Practitioners must strategically choose between absolute peak accuracy and robust stability, depending on the application.
4. Surprising Fact #3: Constraints Make Models Stronger — The Power of Anti-Aliasing
The fewer the training samples, the more likely an AI model is to mistake noise for “normality.”
The key to mitigating this risk is deliberately imposing constraints (inductive bias) on the model.
The most noteworthy finding in this study is the overwhelming effectiveness of anti-aliased models.
Modern CNNs often lose translation equivariance—the ability to respond consistently to positional shifts—due to aggressive subsampling.
Anti-aliasing restores these essential geometric properties.

- Translation equivariance & invariance: Recovered through anti-aliasing.
- The power of a single image: With these constraints, the model can efficiently learn that “slightly shifted objects are still normal,” even from just 1–5 images.
5. Surprising Fact #4: Resolution Offers More Than Just Computational Cost
Increasing image resolution raises computational load, but in few-shot learning, the return far outweighs the cost—especially when defects are extremely small.
On the VisA dataset, where defect sizes are tiny, higher resolution produces dramatic gains.
The study adopts HPROC, the harmonic mean of Image-AUROC and Pixel-AUPR, as the evaluation metric.
Pixel-level evaluation uses AUPR to properly reflect the severe class imbalance where anomalous pixels occupy only a minute fraction of the image.
Performance gains (HPROC) relative to baseline resolution (1.0×):

- 0.5×: Significant accuracy drop; fine anomaly details are lost.
- 1.5×: Stable and consistent improvements.
- 2.0×: +7.5 on VisA, +5.0 on MVTec AD.
Because VisA’s median defect size (0.002) is far smaller than that of MVTec AD (0.037), doubling the resolution becomes an absolute requirement to prevent missed detections.
6. Surprising Fact #5: Data Augmentation Is a Double-Edged Sword
While data augmentation is a standard technique in few-shot learning, in anomaly detection it can be harmful if not guided by domain knowledge.
- The trap of rotation and flipping:
For electronic components such as transistors, being upside down is itself an anomaly. Blindly applying flip augmentation teaches the model that critical defects are “normal.” - Specific failure cases:
On MVTec AD, applying sharpening augmentation was shown to reduce performance. - Vulnerability to rotation:
Even optimized PatchCore struggles with categories like screw (MVTec AD) or macaroni2 (VisA), where normal data already contains strong rotational variation.
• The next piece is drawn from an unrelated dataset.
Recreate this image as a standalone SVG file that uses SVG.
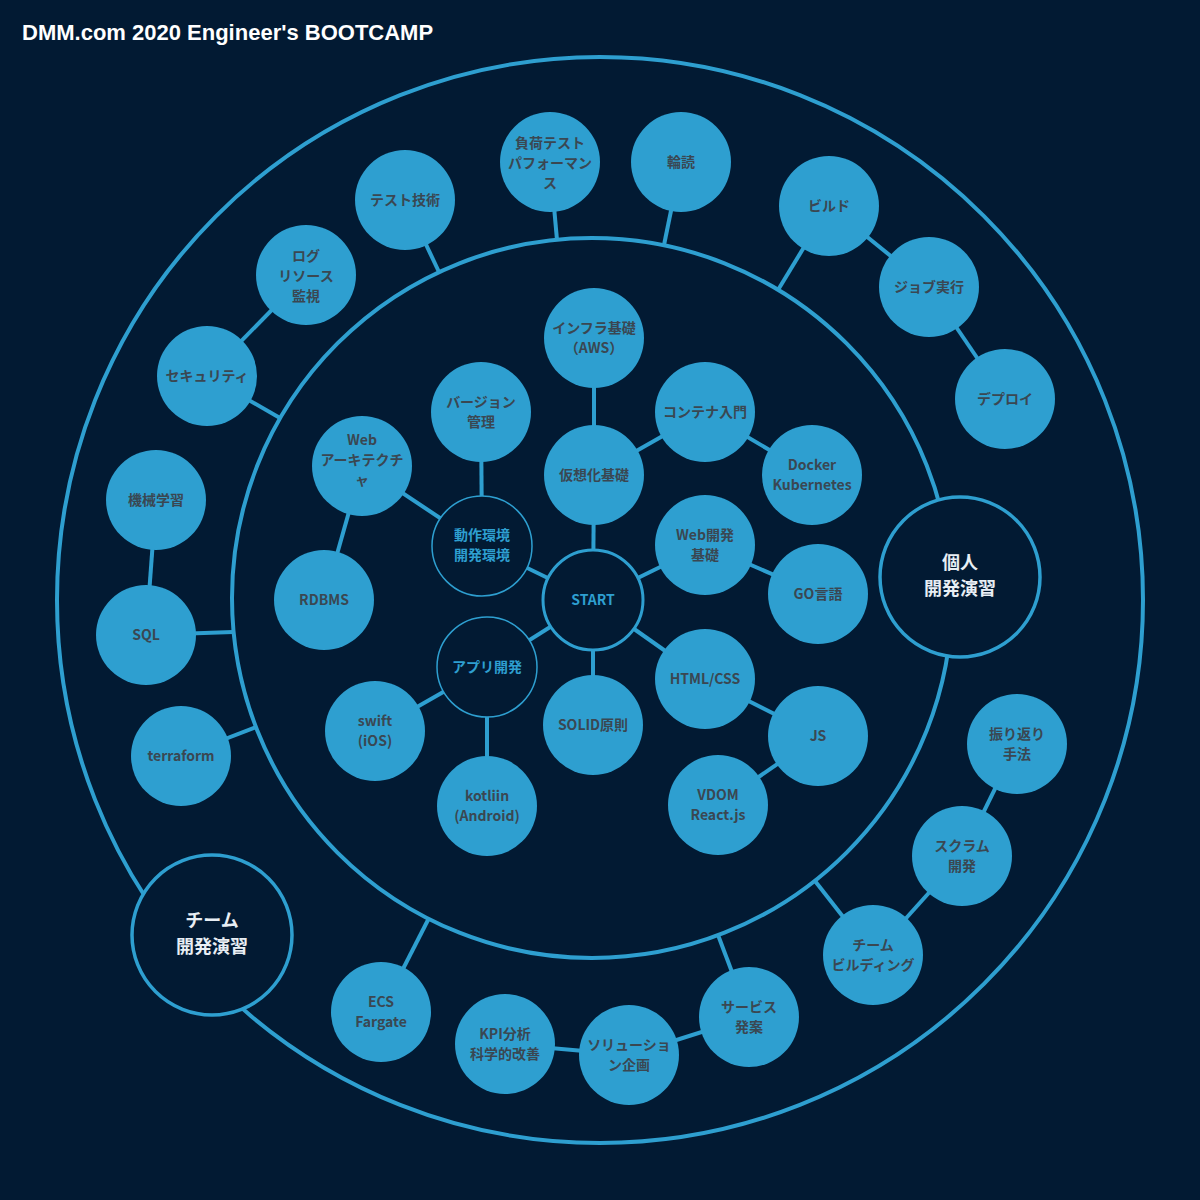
<svg xmlns="http://www.w3.org/2000/svg" width="1200" height="1200" viewBox="0 0 1200 1200">
<style>
.bg{fill:#021a33}
.ring{fill:none;stroke:#2e9fd0;stroke-width:4}
.c line{stroke:#2e9fd0;stroke-width:4}
.n circle{fill:#2e9fd0}
.n text{fill:#3a4752;font-family:"Noto Sans CJK JP","Liberation Sans",sans-serif;font-weight:bold;font-size:14px;text-anchor:middle}
.h circle{fill:#021a33;stroke:#2e9fd0;stroke-width:3}
.h text{fill:#2e9fd0;font-family:"Noto Sans CJK JP","Liberation Sans",sans-serif;font-weight:bold;font-size:14px;text-anchor:middle}
.t circle{fill:#021a33;stroke:#2e9fd0;stroke-width:1.5}
.b circle{fill:#021a33;stroke:#2e9fd0;stroke-width:3.5}
.b text{fill:#e8eef4;font-family:"Noto Sans CJK JP","Liberation Sans",sans-serif;font-weight:bold;font-size:18px;text-anchor:middle}
</style>
<rect class="bg" width="1200" height="1200"/>
<text x="22" y="40" fill="#ffffff" font-family="Liberation Sans,Arial,sans-serif" font-weight="bold" font-size="22">DMM.com 2020 Engineer's BOOTCAMP</text>
<circle class="ring" cx="600" cy="600" r="543"/>
<circle class="ring" cx="592" cy="598" r="360"/>
<g class="c" id="connectors">
<line x1="593" y1="600" x2="594" y2="475"/>
<line x1="593" y1="600" x2="705" y2="545"/>
<line x1="593" y1="600" x2="705" y2="679"/>
<line x1="593" y1="600" x2="593" y2="725"/>
<line x1="593" y1="600" x2="482" y2="546"/>
<line x1="593" y1="600" x2="487" y2="667"/>
<line x1="594" y1="475" x2="594" y2="338"/>
<line x1="594" y1="475" x2="705" y2="412"/>
<line x1="705" y1="412" x2="812" y2="475"/>
<line x1="705" y1="545" x2="818" y2="594"/>
<line x1="705" y1="679" x2="818" y2="736"/>
<line x1="818" y1="736" x2="718" y2="805"/>
<line x1="482" y1="546" x2="481" y2="412"/>
<line x1="482" y1="546" x2="362" y2="466"/>
<line x1="362" y1="466" x2="324" y2="600"/>
<line x1="487" y1="667" x2="375" y2="731"/>
<line x1="487" y1="667" x2="487" y2="806"/>
<line x1="405" y1="200" x2="439" y2="272"/>
<line x1="550" y1="162" x2="557" y2="240"/>
<line x1="681" y1="162" x2="664" y2="245"/>
<line x1="829" y1="206" x2="778" y2="290"/>
<line x1="829" y1="206" x2="929" y2="287"/>
<line x1="929" y1="287" x2="1005" y2="399"/>
<line x1="306" y1="275" x2="207" y2="376"/>
<line x1="207" y1="376" x2="280" y2="418"/>
<line x1="156" y1="500" x2="146" y2="635"/>
<line x1="146" y1="635" x2="233" y2="632"/>
<line x1="181" y1="756" x2="256" y2="727"/>
<line x1="1017" y1="744" x2="962" y2="856"/>
<line x1="962" y1="856" x2="873" y2="955"/>
<line x1="873" y1="955" x2="815" y2="881"/>
<line x1="749" y1="1017" x2="718" y2="935"/>
<line x1="749" y1="1017" x2="629" y2="1055"/>
<line x1="629" y1="1055" x2="505" y2="1044"/>
<line x1="381" y1="1012" x2="429" y2="918"/>
</g>
<g id="start" class="h"><circle cx="593" cy="600" r="50"/><text x="593" y="605">START</text></g>
<g id="dousa" class="h t"><circle cx="482" cy="546" r="50"/><text x="482" y="540">動作環境</text><text x="482" y="560">開発環境</text></g>
<g id="app" class="h t"><circle cx="487" cy="667" r="50"/><text x="487" y="672">アプリ開発</text></g>
<g id="kojin" class="b"><circle cx="960" cy="577" r="80"/><text x="960" y="569">個人</text><text x="960" y="595">開発演習</text></g>
<g id="team" class="b"><circle cx="212" cy="935" r="80"/><text x="212" y="927">チーム</text><text x="212" y="953">開発演習</text></g>
<g class="n">
<g id="infra"><circle cx="594" cy="338" r="50"/><text x="594" y="333">インフラ基礎</text><text x="594" y="353">（AWS）</text></g>
<g id="kaso"><circle cx="594" cy="475" r="50"/><text x="594" y="480">仮想化基礎</text></g>
<g id="container"><circle cx="705" cy="412" r="50"/><text x="705" y="417">コンテナ入門</text></g>
<g id="docker"><circle cx="812" cy="475" r="50"/><text x="812" y="470">Docker</text><text x="812" y="490">Kubernetes</text></g>
<g id="webdev"><circle cx="705" cy="545" r="50"/><text x="705" y="540">Web開発</text><text x="705" y="560">基礎</text></g>
<g id="go"><circle cx="818" cy="594" r="50"/><text x="818" y="599">GO言語</text></g>
<g id="html"><circle cx="705" cy="679" r="50"/><text x="705" y="684">HTML/CSS</text></g>
<g id="js"><circle cx="818" cy="736" r="50"/><text x="818" y="741">JS</text></g>
<g id="vdom"><circle cx="718" cy="805" r="50"/><text x="718" y="800">VDOM</text><text x="718" y="820">React.js</text></g>
<g id="solid"><circle cx="593" cy="725" r="50"/><text x="593" y="730">SOLID原則</text></g>
<g id="version"><circle cx="481" cy="412" r="50"/><text x="481" y="407">バージョン</text><text x="481" y="427">管理</text></g>
<g id="webarch"><circle cx="362" cy="466" r="50"/><text x="362" y="445">Web</text><text x="362" y="465">アーキテクチ</text><text x="362" y="485">ャ</text></g>
<g id="rdbms"><circle cx="324" cy="600" r="50"/><text x="324" y="605">RDBMS</text></g>
<g id="swift"><circle cx="375" cy="731" r="50"/><text x="375" y="726">swift</text><text x="375" y="746">(iOS)</text></g>
<g id="kotlin"><circle cx="487" cy="806" r="50"/><text x="487" y="801">kotliin</text><text x="487" y="821">(Android)</text></g>
<g id="test"><circle cx="405" cy="200" r="50"/><text x="405" y="205">テスト技術</text></g>
<g id="load"><circle cx="550" cy="162" r="50"/><text x="550" y="148">負荷テスト</text><text x="550" y="168">パフォーマン</text><text x="550" y="188">ス</text></g>
<g id="rindoku"><circle cx="681" cy="162" r="50"/><text x="681" y="167">輪読</text></g>
<g id="build"><circle cx="829" cy="206" r="50"/><text x="829" y="211">ビルド</text></g>
<g id="job"><circle cx="929" cy="287" r="50"/><text x="929" y="292">ジョブ実行</text></g>
<g id="deploy"><circle cx="1005" cy="399" r="50"/><text x="1005" y="404">デプロイ</text></g>
<g id="log"><circle cx="306" cy="275" r="50"/><text x="306" y="261">ログ</text><text x="306" y="281">リソース</text><text x="306" y="301">監視</text></g>
<g id="security"><circle cx="207" cy="376" r="50"/><text x="207" y="381">セキュリティ</text></g>
<g id="ml"><circle cx="156" cy="500" r="50"/><text x="156" y="505">機械学習</text></g>
<g id="sql"><circle cx="146" cy="635" r="50"/><text x="146" y="640">SQL</text></g>
<g id="terraform"><circle cx="181" cy="756" r="50"/><text x="181" y="761">terraform</text></g>
<g id="furikaeri"><circle cx="1017" cy="744" r="50"/><text x="1017" y="739">振り返り</text><text x="1017" y="759">手法</text></g>
<g id="scrum"><circle cx="962" cy="856" r="50"/><text x="962" y="851">スクラム</text><text x="962" y="871">開発</text></g>
<g id="teambuild"><circle cx="873" cy="955" r="50"/><text x="873" y="950">チーム</text><text x="873" y="970">ビルディング</text></g>
<g id="service"><circle cx="749" cy="1017" r="50"/><text x="749" y="1012">サービス</text><text x="749" y="1032">発案</text></g>
<g id="solution"><circle cx="629" cy="1055" r="50"/><text x="629" y="1050">ソリューショ</text><text x="629" y="1070">ン企画</text></g>
<g id="kpi"><circle cx="505" cy="1044" r="50"/><text x="505" y="1039">KPI分析</text><text x="505" y="1059">科学的改善</text></g>
<g id="ecs"><circle cx="381" cy="1012" r="50"/><text x="381" y="1007">ECS</text><text x="381" y="1027">Fargate</text></g>
</g>
</svg>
CNNs are not inherently rotation-equivariant.
As a result, while PatchCore is robust to positional shifts, it remains fundamentally weak against rotation.
7. Conclusion and Outlook
This research demonstrates that by applying proper optimization and geometric constraints via anti-aliasing to PatchCore, one can achieve state-of-the-art performance in the notoriously difficult setting of few-shot anomaly detection.
The next major challenge lies in overcoming the revealed weakness to rotation.
Future anomaly detection systems are likely to evolve toward models with stronger physical constraints, such as rotation-equivariant CNNs.
“With only a handful of images, how close can we get to perfect quality control?”
The answer may lie not in inventing entirely new algorithms, but in uncovering the hidden potential of the tools we already possess.